They are the Arkoma, Forest City and Cherokee Basins. Together these three
basins stretch from western Arkansas and central Oklahoma northward through
eastern Kansas and western Missouri into central Iowa. Our targeted area is
within the Cherokee Basin which is defined geographically as the area bounded to
the north by the Bourbon Arch, to the east and southeast by the Ozark Dome, and
to the west by the Nemaha uplift, encompassing northern Oklahoma, southeastern
Kansas, and southwestern Missouri.

     Numerous geological studies, such as Public Information Circular 19 -
Natural Gas from Coal in Eastern Kansas published by the Kansas Geological
Survey in 2001, demonstrate that the coal residing in the Cherokee Basin is
typically of Pennsylvanian age and is found, at various depths and thicknesses,
throughout the basin. Because coal found throughout the basin is generally of
the same age and type, theoretically it should contain similar quantities and
quality of gas. Although currently there are no coalbed methane wells producing
in our targeted area, there is a history of such production to the south of our
targeted area, including Labette, Wilson, Neosho and Montgomery Counties,
Kansas. Additionally, there are a small number of coalbed methane gas wells
producing in Woodson County, Kansas (approximately 10 miles south of our
targeted area) and Anderson County, Kansas (approximately 20 miles east of our
targeted area). All of these counties are in the Cherokee Basin. Reports from
these producing wells show coal seams and black shale averaging four feet in
thickness and initial water production averaging less than 50 barrels per day,
eventually dropping to below 10 barrels per day.

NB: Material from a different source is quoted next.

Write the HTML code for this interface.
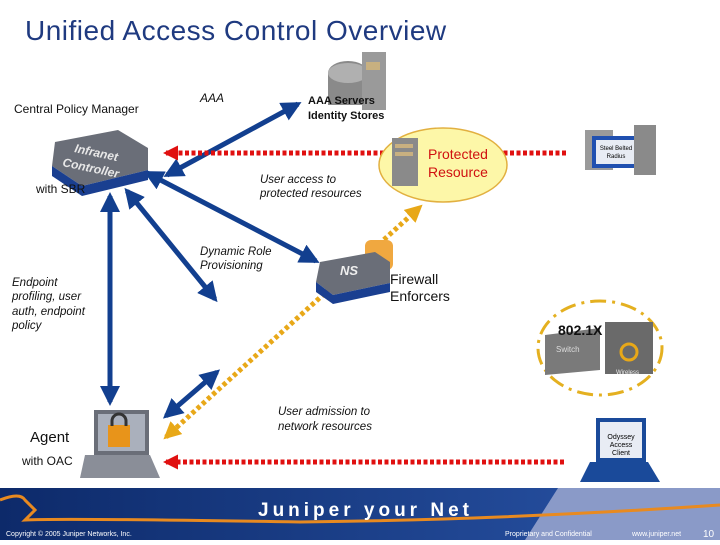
<!DOCTYPE html>
<html><head><meta charset="utf-8"><style>
body{margin:0;width:720px;height:540px;overflow:hidden;background:#fff;font-family:"Liberation Sans",sans-serif}
svg text{font-family:"Liberation Sans",sans-serif}
</style></head><body>
<svg width="720" height="540" viewBox="0 0 720 540">
<defs>
<marker id="b" viewBox="0 0 10 10" refX="8" refY="5" markerWidth="4" markerHeight="4" orient="auto-start-reverse"><path d="M0,0L10,5L0,10z" fill="#123f8f"/></marker>
<marker id="r" viewBox="0 0 10 10" refX="8" refY="5" markerWidth="3" markerHeight="3.5" orient="auto-start-reverse"><path d="M0,0L10,5L0,10z" fill="#e01010"/></marker>
<marker id="y" viewBox="0 0 10 10" refX="8" refY="5" markerWidth="3.5" markerHeight="3.5" orient="auto-start-reverse"><path d="M0,0L10,5L0,10z" fill="#e8a818"/></marker>
<linearGradient id="ft" x1="0" x2="1"><stop offset="0" stop-color="#0d2a6a"/><stop offset="1" stop-color="#2a55a8"/></linearGradient>
</defs>
<text x="25" y="40" font-size="28" fill="#1f3a80" letter-spacing="0.5">Unified Access Control Overview</text>
<!-- arrows -->
<g stroke="#123f8f" stroke-width="5" fill="none">
<line x1="167" y1="175" x2="298" y2="104" marker-start="url(#b)" marker-end="url(#b)"/>
<line x1="147" y1="173" x2="316" y2="261" marker-start="url(#b)" marker-end="url(#b)"/>
<line x1="127" y1="191" x2="215" y2="299" marker-start="url(#b)" marker-end="url(#b)"/>
<line x1="110" y1="196" x2="110" y2="402" marker-start="url(#b)" marker-end="url(#b)"/>
<line x1="166" y1="416" x2="217" y2="372" marker-start="url(#b)" marker-end="url(#b)"/>
</g>
<g stroke="#e01010" stroke-width="5" stroke-dasharray="4 2.5" fill="none">
<line x1="566" y1="153" x2="166" y2="153" marker-end="url(#r)"/>
<line x1="564" y1="462" x2="166" y2="462" marker-end="url(#r)"/>
</g>
<line x1="166" y1="437" x2="420" y2="207" stroke="#e8a818" stroke-width="5" stroke-dasharray="4 3" marker-start="url(#y)" marker-end="url(#y)"/>
<!-- ellipses -->
<ellipse cx="443" cy="165" rx="64" ry="37" fill="#fdf7a8" stroke="#e2b040" stroke-width="1.5"/>
<ellipse cx="600" cy="348" rx="62" ry="47" fill="none" stroke="#e4b020" stroke-width="3" stroke-dasharray="16 6 3 6"/>
<!-- devices -->
<g>
<polygon points="55,142 118,130 148,148 148,170 82,186 52,166" fill="#6a6e78"/>
<polygon points="52,166 82,186 148,170 148,180 82,196 52,176" fill="#1a3f90"/>
<text x="74" y="152" font-size="12" font-weight="bold" fill="#e8e8e8" font-style="italic" transform="rotate(12 74 152)">Infranet</text>
<text x="62" y="166" font-size="12" font-weight="bold" fill="#e8e8e8" font-style="italic" transform="rotate(12 62 166)">Controller</text>
</g>
<g><ellipse cx="348" cy="73" rx="20" ry="12" fill="#8a8a8a"/><rect x="328" y="73" width="40" height="32" fill="#8a8a8a"/><ellipse cx="348" cy="73" rx="20" ry="10" fill="#b0b0b0"/><rect x="362" y="52" width="24" height="58" fill="#9a9a9a"/><rect x="366" y="62" width="14" height="8" fill="#c8b080"/></g>
<g><rect x="392" y="138" width="26" height="48" fill="#8a8a8a"/><rect x="395" y="144" width="18" height="4" fill="#c8b080"/><rect x="395" y="152" width="18" height="4" fill="#c8b080"/></g>
<g><rect x="585" y="130" width="28" height="40" fill="#9a9a9a"/><rect x="592" y="136" width="48" height="32" fill="#2050b0"/><rect x="596" y="140" width="40" height="24" fill="#e8ecf4"/><text x="616" y="150" font-size="6" text-anchor="middle">Steel Belted</text><text x="616" y="158" font-size="6" text-anchor="middle">Radius</text><rect x="634" y="125" width="22" height="50" fill="#8a8a8a"/></g>
<g><rect x="365" y="240" width="28" height="30" rx="6" fill="#f0a840"/><polygon points="320,262 375,252 390,262 390,283 333,295 316,282" fill="#6a6e78"/><polygon points="316,282 333,295 390,283 390,292 333,304 316,292" fill="#1a3f90"/><text x="340" y="275" font-size="13" fill="#eee" font-style="italic" font-weight="bold">NS</text></g>
<g><polygon points="545,335 600,328 600,370 545,375" fill="#7a7a7a"/><rect x="605" y="322" width="48" height="52" fill="#6a6a6a"/><circle cx="629" cy="352" r="8" fill="none" stroke="#e8a818" stroke-width="3"/><text x="556" y="352" font-size="8" fill="#ddd">Switch</text><text x="616" y="374" font-size="6" fill="#eee">Wireless</text></g>
<g><rect x="94" y="410" width="55" height="45" fill="#6a6e78"/><rect x="98" y="414" width="47" height="37" fill="#aab0bc"/><rect x="108" y="425" width="22" height="22" fill="#e8941a"/><path d="M112 426v-5a7 7 0 0 1 14 0v5" stroke="#333" stroke-width="3" fill="none"/><polygon points="85,455 150,455 160,478 80,478" fill="#8a8e98"/></g>
<g><rect x="596" y="418" width="50" height="44" fill="#1a4a9a"/><rect x="600" y="422" width="42" height="36" fill="#e8ecf4"/><text x="621" y="439" font-size="7" text-anchor="middle">Odyssey</text><text x="621" y="447" font-size="7" text-anchor="middle">Access</text><text x="621" y="455" font-size="7" text-anchor="middle">Client</text><polygon points="590,462 648,462 660,482 580,482" fill="#1a4a9a"/></g>
<!-- labels -->
<g font-size="12" fill="#111">
<text x="14" y="113">Central Policy Manager</text>
<text x="200" y="102" font-style="italic">AAA</text>
<text x="308" y="104" font-weight="bold" font-size="11">AAA Servers</text>
<text x="308" y="119" font-weight="bold" font-size="11">Identity Stores</text>
<text x="36" y="193">with SBR</text>
<text x="260" y="183" font-style="italic" font-size="11.5">User access to</text>
<text x="260" y="197" font-style="italic" font-size="11.5">protected resources</text>
<text x="200" y="255" font-style="italic" font-size="11.5">Dynamic Role</text>
<text x="200" y="269" font-style="italic" font-size="11.5">Provisioning</text>
<text x="12" y="286" font-style="italic" font-size="11.5">Endpoint</text>
<text x="12" y="300" font-style="italic" font-size="11.5">profiling, user</text>
<text x="12" y="315" font-style="italic" font-size="11.5">auth, endpoint</text>
<text x="12" y="329" font-style="italic" font-size="11.5">policy</text>
<text x="390" y="284" font-size="14">Firewall</text>
<text x="390" y="301" font-size="14">Enforcers</text>
<text x="558" y="335" font-size="14" font-weight="bold">802.1X</text>
<text x="278" y="415" font-style="italic" font-size="11.5">User admission to</text>
<text x="278" y="430" font-style="italic" font-size="11.5">network resources</text>
<text x="30" y="442" font-size="15">Agent</text>
<text x="22" y="465">with OAC</text>
<text x="428" y="159" font-size="14" fill="#d01010">Protected</text>
<text x="428" y="177" font-size="14" fill="#d01010">Resource</text>
</g>
<!-- footer -->
<rect x="0" y="488" width="720" height="52" fill="url(#ft)"/>
<polygon points="525,540 558,488 720,488 720,540" fill="#8a9ac8"/>
<path d="M0,500 Q20,492 25,500 L35,510 L25,520 Q60,518 300,522 Q500,520 720,505" stroke="#e88a20" stroke-width="3" fill="none"/>
<text x="258" y="516" font-size="19" fill="#fff" letter-spacing="4" font-weight="bold">Juniper your Net</text>
<text x="6" y="536" font-size="7" fill="#fff">Copyright © 2005 Juniper Networks, Inc.</text>
<text x="505" y="536" font-size="7" fill="#fff">Proprietary and Confidential</text>
<text x="632" y="536" font-size="7" fill="#fff">www.juniper.net</text>
<text x="703" y="537" font-size="10" fill="#fff">10</text>
</svg>
</body></html>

                                       9



     The rules and regulations of the Kansas Corporation Commission require that
drill logs must be generated for each well drilled and must be submitted to the
Commission, whereupon they become part of the public record. Additionally, many
operators also complete geophysical logs which also become public record and
clearly define the type of rock and its depth or location in the bore hole of
each well. We have examined over 100 such logs from oil exploration in and
surrounding our targeted area. These logs generally confirm the uniformity of
the coalbeds in the region and suggest coal seams within our targeted area
similar to those found to the south of our targeted area. This conclusion was
confirmed by William Stoeckinger, a certified petroleum geologist who has
published numerous articles regarding coalbed methane activities in Kansas. We
have also discussed many of these logs with an experienced well operator and
driller who we anticipate hiring to act as both the operator and driller of our
wells. Although we believe that the coalbeds within our targeted area will prove
to be similar to those found to the south of our targeted area, we cannot assure
you that they are or that even if they are, that we will find commercially
producible amounts of methane gas or any other hydrocarbons.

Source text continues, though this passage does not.